Abstract
In late December 2019, an emerging viral infection COVID-19 was identified in Wuhan, China, and became a global pandemic. Characterization of the genetic variants of SARS-CoV-2 is crucial in following and evaluating their spread across countries. In this study, we collected and analyzed 3,067 SARS-CoV-2 genomes isolated from 59 countries during the first three months after the onset of this virus. Using comparative genomics analysis, we traced the profiles of the whole-genome mutations and compared the frequency of each mutation in the studied population. The accumulation of mutations during the epidemic period with their geographic locations was also monitored. The results showed 716 site mutations, of which 457 (64%) had a non-synonymous effect. Frequencies of mutated alleles revealed the presence of 39 recurrent non-synonymous mutations, including 10 hotspot mutations with a prevalence higher than 0.10 in this population and distributed in six genes of SARS-CoV-2. The distribution of these recurrent mutations on the world map revealed certain genotypes specific to the geographic location.

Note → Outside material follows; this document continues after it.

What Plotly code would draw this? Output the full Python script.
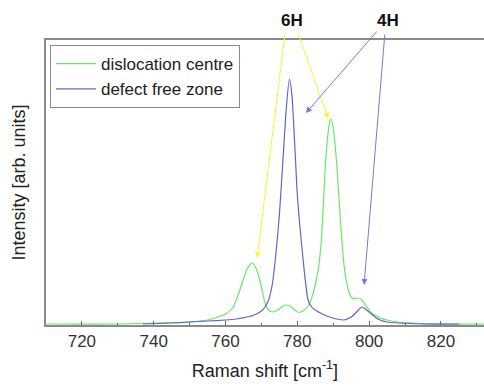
import plotly.graph_objects as go

# Raman shift (cm^-1) and intensity (arb. units)
green_x = [710, 730, 740, 750, 755, 758, 760, 762, 763, 764, 765, 766, 767, 767.5, 768, 769, 770,
           771, 772, 773, 774, 775, 776, 777, 778, 779, 780, 781, 782, 783, 784, 785, 786, 786.7,
           787.6, 788, 789, 789.4, 790, 791, 792, 793, 794, 795, 796, 797, 798, 799, 800, 801, 802,
           803, 805, 808, 812, 820, 832]
green_y = [1, 1, 2, 3, 5, 8, 11, 17, 25, 35, 46, 56, 61, 62, 60, 52, 38,
           22, 15, 13, 14, 16, 19, 20, 19, 16, 13, 13, 15, 19, 27, 40, 60, 85,
           145, 170, 203, 206, 197, 160, 105, 60, 38, 28, 26, 27, 25, 20, 15, 11, 9,
           7, 5, 3, 2, 1, 1]

blue_x = [737, 745, 750, 755, 760, 763, 766, 768, 770, 771, 772, 773, 774, 775, 776, 777, 777.8,
          778.5, 779, 779.5, 780, 781, 782, 783, 784, 785, 787, 789, 791, 793, 795, 796, 797, 798,
          799, 800, 801, 802, 803, 805, 808, 815, 825]
blue_y = [1, 2, 3, 4, 5, 6, 8, 10, 14, 18, 25, 40, 70, 110, 165, 220, 246,
          230, 200, 165, 130, 88, 52, 25, 18, 15, 11, 8, 6, 5, 8, 11, 15, 18,
          16, 13, 10, 7, 5, 3, 2, 1, 1]

x_ticks = [720, 740, 760, 780, 800, 820]
series_names = ["dislocation centre", "defect free zone"]

GREEN = "#6ae66a"
BLUE = "#6464c8"
YELLOW = "#f5f53c"
ARROW_BLUE = "#7a7ad0"
FONT = "Liberation Sans, Arial, sans-serif"

fig = go.Figure()
fig.add_trace(go.Scatter(x=green_x, y=green_y, mode="lines", name=series_names[0],
                         line=dict(color=GREEN, width=1.2, shape="spline", smoothing=0.6)))
fig.add_trace(go.Scatter(x=blue_x, y=blue_y, mode="lines", name=series_names[1],
                         line=dict(color=BLUE, width=1.2, shape="spline", smoothing=0.6)))

# annotation arrows: (tail_x, tail_y, tip_x, tip_y, color)
arrows = [
    (776.6, 292, 768.8, 67, YELLOW),
    (780.2, 292, 788.6, 206, YELLOW),
    (802.5, 295, 782.4, 212, ARROW_BLUE),
    (804.4, 292, 798.6, 40, ARROW_BLUE),
]
for tx, ty, hx, hy, c in arrows:
    fig.add_annotation(x=hx, y=hy, ax=tx, ay=ty, xref="x", yref="y", axref="x", ayref="y",
                       text="", showarrow=True, arrowhead=2, arrowsize=1.2, arrowwidth=1,
                       arrowcolor=c)
for label, lx in [("6H", 778.5), ("4H", 805.3)]:
    fig.add_annotation(x=lx, y=1.07, xref="x", yref="paper", yanchor="middle",
                       text="<b>%s</b>" % label, showarrow=False,
                       font=dict(family=FONT, size=17, color="#111"))

fig.update_layout(
    width=484, height=386,
    margin=dict(l=46, r=0, t=40, b=61),
    paper_bgcolor="white", plot_bgcolor="white",
    font=dict(family=FONT, size=16, color="#333"),
    showlegend=True,
    legend=dict(x=0.009, y=0.982, xanchor="left", yanchor="top",
                bordercolor="#8a8a8a", borderwidth=1, bgcolor="white",
                font=dict(family=FONT, size=17, color="#222"),
                tracegroupgap=0, itemwidth=40, entrywidth=215, entrywidthmode="pixels"),
    xaxis=dict(range=[710, 832], tickvals=x_ticks, ticks="inside", ticklen=4,
               tickcolor="#666", showgrid=False, zeroline=False,
               showline=True, linecolor="#8a8a8a", linewidth=1.5, mirror=True,
               minor=dict(dtick=10, ticks="inside", ticklen=2, tickcolor="#666"),
               title=dict(text="Raman shift [cm<sup>-1</sup>]", font=dict(size=18, color="#222"),
                          standoff=14),
               tickfont=dict(size=17, color="#333")),
    yaxis=dict(range=[0, 285], showticklabels=False, ticks="", showgrid=False, zeroline=False,
               showline=True, linecolor="#8a8a8a", linewidth=1.5, mirror=False,
               title=dict(text="Intensity [arb. units]", font=dict(size=18, color="#222"),
                          standoff=14)),
)

fig.write_html("out.html")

We also found co-occurring mutations resulting in the presence of several haplotypes. Thus, evolution over time has shown a mechanism of co-accumulation and the phylogenetic analysis of this population indicated that this virus can be divided into 3 clades, including a subgroup-specific to the genomes of the United States. On the other hand, analysis of the selective pressure revealed the presence of several negatively selected residues that could be useful for considerations as therapeutic target design.
We have also created an inclusive unified database (http://moroccangenomes.ma/covid/) that lists all of the genetic variants of the SARS-CoV-2 genomes found in this study with phylogeographic analysis around the world.
Competing Interest Statement
The authors have declared no competing interest.